Taking opportunism to the next level, the Super Furries re-released the above anarchic blitz to mark the release of Songbook, a collection of all of the bands 21 singles. This twenty-odd minute live version (perhaps sensibly dropped from Songbook in favour of the original studio track), is perhaps one of the most erroneous singles of the year. Bill Hicks swears a bit and tells us that all governments are “liars and murderers”. After the song (which is strangely inconsequential here), the audience is left to dance to fifteen minutes of mental techno before the band return to run through the sweary onslaught once more.

Sure, it sounds like a gimmick—and a childish one at that, but the band always prided themselves on their ability to punctuate their electro-Beach Boys sound with the faintly political and the just plain daft.
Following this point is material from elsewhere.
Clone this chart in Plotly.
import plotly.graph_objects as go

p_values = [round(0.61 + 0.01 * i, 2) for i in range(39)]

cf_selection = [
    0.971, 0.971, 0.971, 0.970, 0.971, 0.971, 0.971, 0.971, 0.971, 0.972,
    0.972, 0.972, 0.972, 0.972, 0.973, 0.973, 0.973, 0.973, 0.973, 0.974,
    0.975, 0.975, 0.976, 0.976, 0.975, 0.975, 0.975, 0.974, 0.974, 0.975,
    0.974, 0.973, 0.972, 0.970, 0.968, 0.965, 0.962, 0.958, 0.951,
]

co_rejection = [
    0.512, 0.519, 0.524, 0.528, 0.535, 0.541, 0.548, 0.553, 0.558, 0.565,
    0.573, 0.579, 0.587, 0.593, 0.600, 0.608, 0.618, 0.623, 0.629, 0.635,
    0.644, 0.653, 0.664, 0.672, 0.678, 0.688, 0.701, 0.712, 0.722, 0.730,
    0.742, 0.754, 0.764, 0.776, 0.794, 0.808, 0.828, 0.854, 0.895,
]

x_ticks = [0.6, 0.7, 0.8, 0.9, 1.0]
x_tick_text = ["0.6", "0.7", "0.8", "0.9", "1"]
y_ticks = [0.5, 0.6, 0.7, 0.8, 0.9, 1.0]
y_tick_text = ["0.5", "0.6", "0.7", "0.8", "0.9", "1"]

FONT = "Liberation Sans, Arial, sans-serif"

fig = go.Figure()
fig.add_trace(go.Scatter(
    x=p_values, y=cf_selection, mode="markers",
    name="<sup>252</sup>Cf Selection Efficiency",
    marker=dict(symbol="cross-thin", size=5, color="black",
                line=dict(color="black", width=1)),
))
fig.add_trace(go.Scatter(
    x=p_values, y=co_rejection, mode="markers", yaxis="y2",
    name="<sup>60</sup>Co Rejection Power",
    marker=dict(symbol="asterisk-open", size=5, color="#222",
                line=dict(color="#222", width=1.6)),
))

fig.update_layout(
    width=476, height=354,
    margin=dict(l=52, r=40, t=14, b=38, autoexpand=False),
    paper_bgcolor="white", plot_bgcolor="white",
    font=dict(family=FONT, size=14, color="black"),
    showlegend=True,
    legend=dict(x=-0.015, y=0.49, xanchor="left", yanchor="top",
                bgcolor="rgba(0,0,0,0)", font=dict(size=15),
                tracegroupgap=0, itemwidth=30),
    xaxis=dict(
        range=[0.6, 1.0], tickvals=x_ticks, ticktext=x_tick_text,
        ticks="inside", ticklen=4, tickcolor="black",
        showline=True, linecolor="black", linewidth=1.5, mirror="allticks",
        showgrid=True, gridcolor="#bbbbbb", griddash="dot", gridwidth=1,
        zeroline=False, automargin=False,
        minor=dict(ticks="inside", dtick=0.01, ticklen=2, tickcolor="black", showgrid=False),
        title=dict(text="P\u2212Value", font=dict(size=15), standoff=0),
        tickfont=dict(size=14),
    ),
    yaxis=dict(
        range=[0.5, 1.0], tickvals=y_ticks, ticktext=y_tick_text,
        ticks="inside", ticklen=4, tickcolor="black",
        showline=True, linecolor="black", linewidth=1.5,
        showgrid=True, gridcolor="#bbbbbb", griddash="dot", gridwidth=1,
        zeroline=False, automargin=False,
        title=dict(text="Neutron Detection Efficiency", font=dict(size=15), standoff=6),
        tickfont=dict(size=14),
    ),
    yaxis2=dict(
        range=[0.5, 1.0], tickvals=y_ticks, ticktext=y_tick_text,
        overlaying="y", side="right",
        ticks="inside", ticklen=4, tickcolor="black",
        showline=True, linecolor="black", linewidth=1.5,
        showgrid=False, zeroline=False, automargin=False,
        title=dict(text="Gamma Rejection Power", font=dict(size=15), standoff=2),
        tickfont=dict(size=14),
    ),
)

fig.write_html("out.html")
Thematically, “Something 4 The Weekend”’s punchy wine-tasting references shouldn’t sit well with “It’s Not The End Of The World?” (a string-laden ballad about growing old in the face of the apocalypse), but in the world created for us by Gruff Rhys and co, everything makes sense. Rising house prices, mating dogs, spies, radiation, tomatoes and “mingers” meet with regular sunny intervals (see “Ysbeidiau Heulog”, “Northern Lites” and “God! Show Me Magic”) to create an exuberant rainbow of chaotic pop.

All this may lead the uninitiated to wonder about integrity or whether SFA are more than just a “wacky” student band in the mould of Space. But after the punk, pop and pot of their debut long-player Fuzzy Logic, the band focused on constantly pushing the boundaries of creativity, rather than gimmickry. Short, experimental interludes adorned all of the band’s subsequent albums, whilst rock was both seamlessly and pleasingly welded to techno on numerous occasions. Perhaps Songbook’s only pitfall (by its very nature as a singles album) is its omission of almost all of these moments, moments that almost certainly underpinned the band’s longevity.

What we do hear from this part of the Super Furry arsenal exudes detail, texture—exquisite originality. “Slow Life” starts with a laptop in a haunted fairground, and leaves us chanting its post-“Loaded” blissed-out mantra, while “Blerwytirhwng?” whimsically reflects before its crossfades cause it to implode. “Hermann Loves Pauline”, from the headache inducing Radiator album, is another such example. Featuring eardrum-splitting crashes, beguiling lyrics, drums played in vacuums, vocals recorded from detuned radios, and real, enthralling harmonies, “Hermann…” may just be the jewel in the SFA crown. “We have ways of making you think” indeed.

It took ten years for the Super Furry Animals to compile Songbook, and the band show no sign of letting up on their intense record/release/tour schedule. The hidden subtitle on its front cover reads “Volume One”. You might be inclined to think that sounds ambitious, but that (of course) is the point.